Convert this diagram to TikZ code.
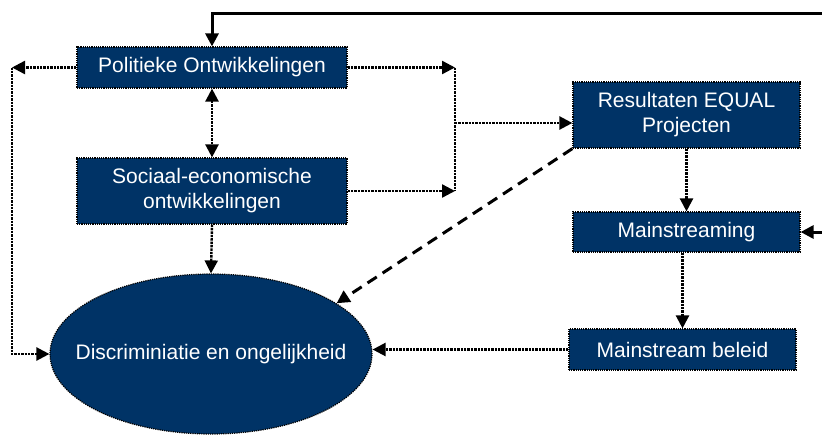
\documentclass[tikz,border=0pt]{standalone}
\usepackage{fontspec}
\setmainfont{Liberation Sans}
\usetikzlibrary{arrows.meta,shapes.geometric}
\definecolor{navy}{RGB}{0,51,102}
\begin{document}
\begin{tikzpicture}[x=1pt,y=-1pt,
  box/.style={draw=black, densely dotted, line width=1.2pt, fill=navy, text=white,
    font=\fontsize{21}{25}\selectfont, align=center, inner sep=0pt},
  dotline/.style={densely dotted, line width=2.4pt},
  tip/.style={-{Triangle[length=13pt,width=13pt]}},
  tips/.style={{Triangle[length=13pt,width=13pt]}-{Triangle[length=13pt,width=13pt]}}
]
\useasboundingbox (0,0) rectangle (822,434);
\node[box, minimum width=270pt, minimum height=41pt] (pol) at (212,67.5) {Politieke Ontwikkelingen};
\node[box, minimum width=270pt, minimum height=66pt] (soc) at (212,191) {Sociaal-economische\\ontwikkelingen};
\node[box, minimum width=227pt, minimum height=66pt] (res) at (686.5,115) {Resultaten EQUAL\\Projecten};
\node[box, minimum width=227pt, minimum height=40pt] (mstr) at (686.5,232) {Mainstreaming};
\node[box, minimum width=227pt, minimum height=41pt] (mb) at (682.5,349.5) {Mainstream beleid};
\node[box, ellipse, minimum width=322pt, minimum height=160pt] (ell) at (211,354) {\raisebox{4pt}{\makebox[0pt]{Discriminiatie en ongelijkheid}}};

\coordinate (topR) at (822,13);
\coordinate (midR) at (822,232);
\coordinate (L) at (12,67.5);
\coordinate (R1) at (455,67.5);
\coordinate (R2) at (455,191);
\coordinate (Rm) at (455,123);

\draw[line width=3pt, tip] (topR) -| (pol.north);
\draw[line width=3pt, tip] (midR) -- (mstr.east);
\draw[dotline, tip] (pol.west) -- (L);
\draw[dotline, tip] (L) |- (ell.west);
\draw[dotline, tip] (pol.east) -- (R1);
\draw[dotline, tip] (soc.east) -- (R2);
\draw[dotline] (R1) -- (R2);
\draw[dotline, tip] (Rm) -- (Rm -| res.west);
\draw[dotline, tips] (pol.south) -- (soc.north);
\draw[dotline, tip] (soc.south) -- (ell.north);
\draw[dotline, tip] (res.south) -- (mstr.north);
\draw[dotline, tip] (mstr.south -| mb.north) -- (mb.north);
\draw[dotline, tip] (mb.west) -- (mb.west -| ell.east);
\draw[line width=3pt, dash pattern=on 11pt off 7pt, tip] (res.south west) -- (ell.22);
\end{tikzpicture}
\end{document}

* [WHAT THIS TASK INVOLVES]:
All of the lines above should be retyped precisely, apart from the pictures.

* [SOLVED EXERCISE]:
Convert this diagram to TikZ code.
\documentclass[tikz,border=0pt]{standalone}
\usepackage{fontspec}
\setmainfont{Liberation Sans}
\usetikzlibrary{arrows.meta,shapes.geometric}
\definecolor{navy}{RGB}{0,51,102}
\begin{document}
\begin{tikzpicture}[x=1pt,y=-1pt,
  box/.style={draw=black, densely dotted, line width=1.2pt, fill=navy, text=white,
    font=\fontsize{21}{25}\selectfont, align=center, inner sep=0pt},
  dotline/.style={densely dotted, line width=2.4pt},
  tip/.style={-{Triangle[length=13pt,width=13pt]}},
  tips/.style={{Triangle[length=13pt,width=13pt]}-{Triangle[length=13pt,width=13pt]}}
]
\useasboundingbox (0,0) rectangle (822,434);
\node[box, minimum width=270pt, minimum height=41pt] (pol) at (212,67.5) {Politieke Ontwikkelingen};
\node[box, minimum width=270pt, minimum height=66pt] (soc) at (212,191) {Sociaal-economische\\ontwikkelingen};
\node[box, minimum width=227pt, minimum height=66pt] (res) at (686.5,115) {Resultaten EQUAL\\Projecten};
\node[box, minimum width=227pt, minimum height=40pt] (mstr) at (686.5,232) {Mainstreaming};
\node[box, minimum width=227pt, minimum height=41pt] (mb) at (682.5,349.5) {Mainstream beleid};
\node[box, ellipse, minimum width=322pt, minimum height=160pt] (ell) at (211,354) {\raisebox{4pt}{\makebox[0pt]{Discriminiatie en ongelijkheid}}};

\coordinate (topR) at (822,13);
\coordinate (midR) at (822,232);
\coordinate (L) at (12,67.5);
\coordinate (R1) at (455,67.5);
\coordinate (R2) at (455,191);
\coordinate (Rm) at (455,123);

\draw[line width=3pt, tip] (topR) -| (pol.north);
\draw[line width=3pt, tip] (midR) -- (mstr.east);
\draw[dotline, tip] (pol.west) -- (L);
\draw[dotline, tip] (L) |- (ell.west);
\draw[dotline, tip] (pol.east) -- (R1);
\draw[dotline, tip] (soc.east) -- (R2);
\draw[dotline] (R1) -- (R2);
\draw[dotline, tip] (Rm) -- (Rm -| res.west);
\draw[dotline, tips] (pol.south) -- (soc.north);
\draw[dotline, tip] (soc.south) -- (ell.north);
\draw[dotline, tip] (res.south) -- (mstr.north);
\draw[dotline, tip] (mstr.south -| mb.north) -- (mb.north);
\draw[dotline, tip] (mb.west) -- (mb.west -| ell.east);
\draw[line width=3pt, dash pattern=on 11pt off 7pt, tip] (res.south west) -- (ell.22);
\end{tikzpicture}
\end{document}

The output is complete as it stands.